Sly, wicked films examining class anxiety and the destabilisation of personal identity, directed with a chic, chilly relish for artifice. Amusing and alarming-Les Biches, La Rupture, Le Boucher and Le Ceremonie.

Friday, 10 September 2010

STEREOLAB





The signs and signals aren't promising. An album recorded three years ago and delayed until now by a group who have subsequently split up. The year of 2002 wasn't kind to Stereolab. The very sad death of Mary Hansen and the break up of Laetitia Sadier and Tim Gane's relationship cast a somber shadow, and in the aftermath a certain freshness faded. Margarine Eclipse seemed a fitting farewell, being both sleek and vulnerable, tuning into a wistful, vintage new world. No classic, instead it felt like a dignified goodbye. Since then there's been two more records, both fairly staid, staying true to their characteristic pulse rather than exploring different avenues. It appears, with her other projects, that Sadier has been politely edging herself out of Gane's meticulous constructions. But at their best Stereolab ignited beams of light over their exact plasticity, combining the carefree and the studious.
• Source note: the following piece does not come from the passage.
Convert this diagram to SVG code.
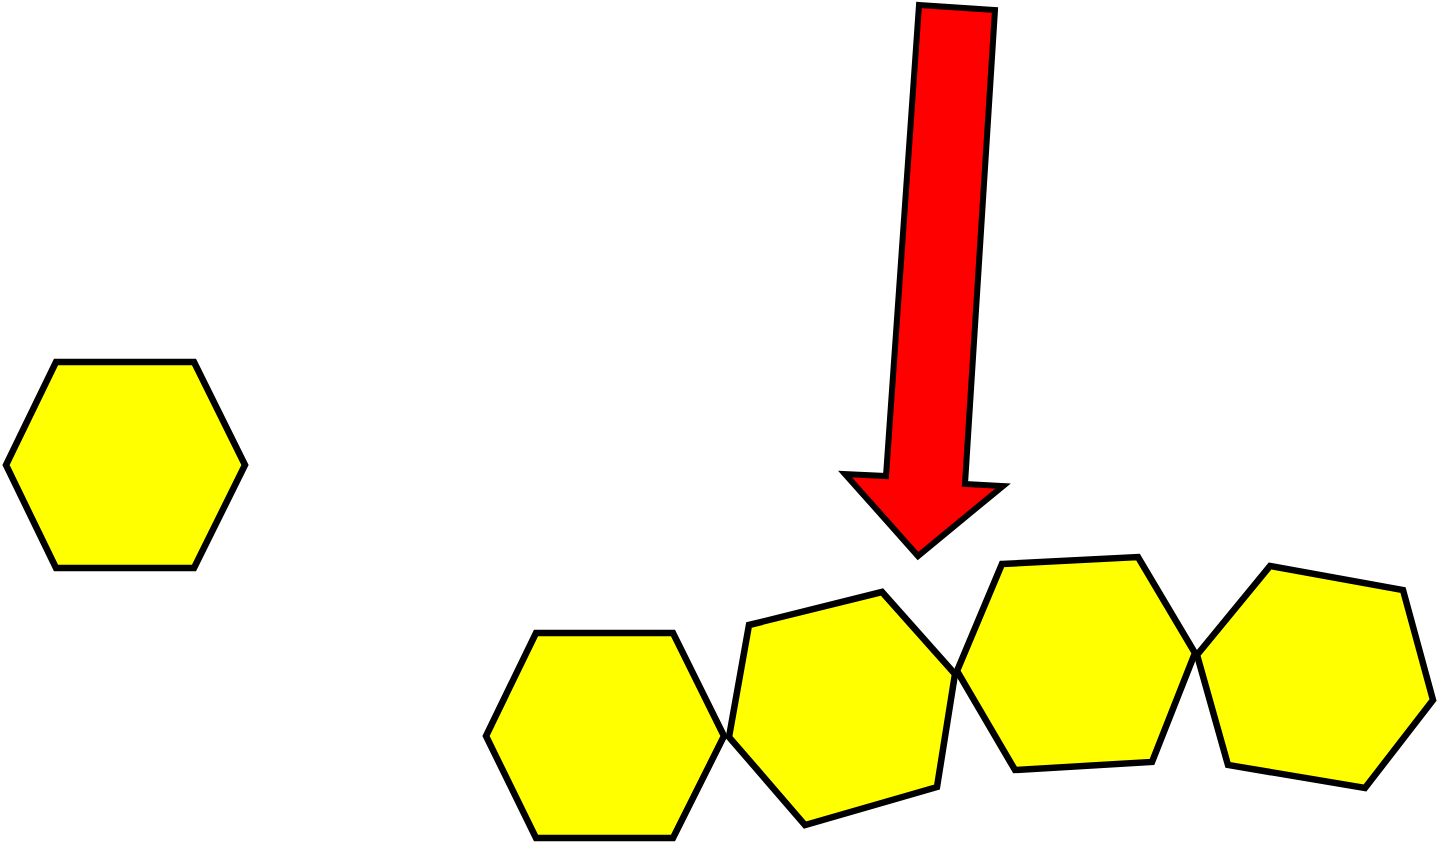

So, what we have here is not Emperor Tomato Ketchup. It's Not Music. And Not Music is a feverish, obsessive idea of what the pop song can be. All angles are covered, with the clarity of a nervous breakdown, capturing essence through a skewed perspective. Basement Motown murk, fiendishly clever changes in harmonic structure, John Barry sass with a wink, Magic Band loopy rhythms, thumping pianos and bass drowned tantalisation giving a nudge to Don Cherry's visions of global unity and an unusual formulation of music-hall ska added for fun. Sadier skirts about the foreground, delving in occasionally without quite skidding. Phased and complacent at a whirlpool. Collages jittering with fuss, straight-laced and nuts. Too busy for answers. A couple of worthwhile remixes that dismantle tracks on it's sister record-Chemical Chords-come from Emperor Machine and Atlas Sound; one a Moroder late night vamp, the other a reverberating, shimmering dub with it's sights on close encounters. Signing out with the musical equivalent to an absurdist game is an audacious move. It's full of joy and brainy delight.